# Where to start with emmigration to USA!



## manictaz (Jun 3, 2010)

We are a fairly average family of 4 looking to move to the USA, although the state is still a subject of contention! 

My husband works for John Deere as an engineer and we have been told that over the next year or so it is relatively easy for him to move to a position in the states, so that sorts the Job aspect. But my question is - what comes first? Do we need to arrange visas before confirming the job (although he needs the job for the visa), or do we confirm job and then visas? And where is a good starting point for the visas?

How do you go about buying a house out there, is it quick and easy or long and complicated? Do most people rent first or just take the plunge and buy?

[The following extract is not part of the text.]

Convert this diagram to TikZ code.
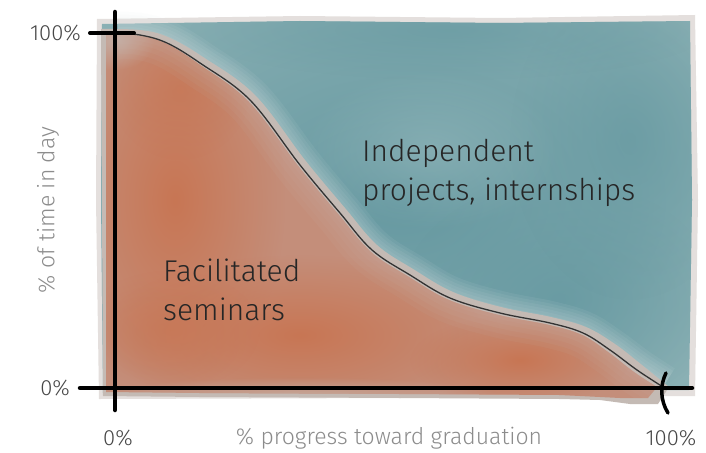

Any other advice or general guidance would be really appreciated.

Tamson and family


----------



## Bevdeforges (Nov 16, 2007)

If his employer is transferring him (hopefully on an L1 visa), it's the employer who has to start the visa process in motion - for him and the rest of the family (since they'll generally get dependent visas of one sort or another). 

What sort of visas you wind up with will determine what happens next. But I would definitely plan on renting for a while before trying to buy a house. You need to determine your immigration status, build a credit rating in the US and figure out how the housing market in the US works - cause it's quite a bit different from the housing market in the UK!
Cheers,
Bev


----------